Here is Wikipedia's description of the straw man fallacy:
A straw man is a common form of argument and is an informal fallacy based on giving the impression of refuting an opponent's argument, while actually refuting an argument that was not presented by that opponent.
The example provided is
- Nobody likes Vanilla Ice Cream.
- Indeed polls show that 80% of all people prefer strawberry over vanilla ice cream.
Assuming the second statement is true, which seems doubtful, the problem with the first statement is that it might be too broad. If the second statement is true, then 20% do prefer vanilla ice cream and so claiming "nobody" does is inaccurate.

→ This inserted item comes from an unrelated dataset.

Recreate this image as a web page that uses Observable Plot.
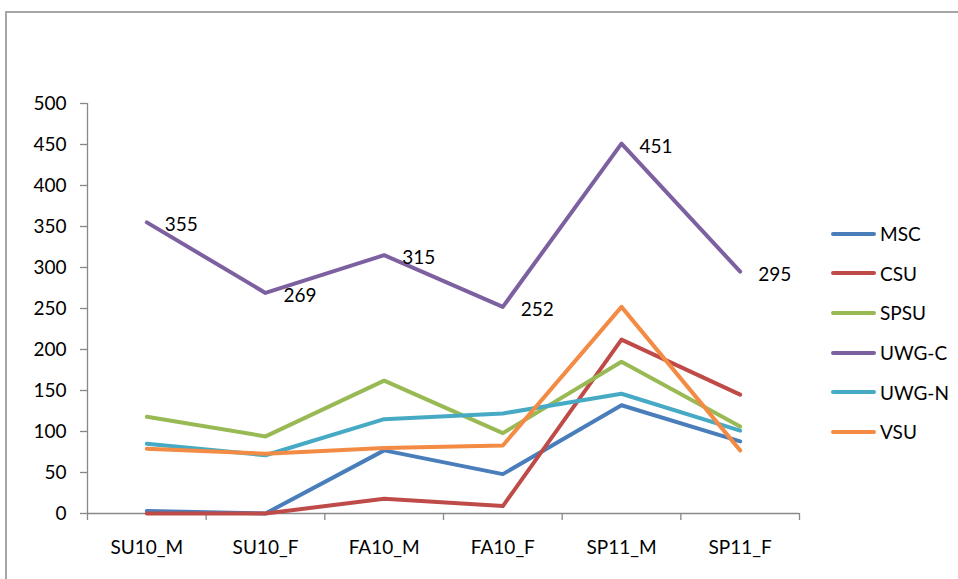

Bo Bennett has a couple pseudo-logical fallacies that might describe this situation better than "straw man argument":
Too Broad: The definition includes items which should not be included. This is more of an error of fact than reason.
Weasel Wording: Using ambiguous words in order to mislead or conceal a truth: “Save up to 50% or more!” This is more of a marketing gimmick than a fallacy.
The question is:
Can this be classified as a straw man fallacy (even if you are not misrepresenting someone else's arguments)?
Wikipedia further states:
This technique has been used throughout history in polemical debate, particularly in arguments about highly charged emotional issues where a fiery "battle" and the defeat of an "enemy" may be more valued than critical thinking or an understanding of both sides of the issue.
Without having an opponent to defeat there does not seem to be any point in calling the argument a straw man when other terms, such as "too broad" or "weasel wording", would be more descriptive even if they aren't considered more than "pseudo"-logical fallacies.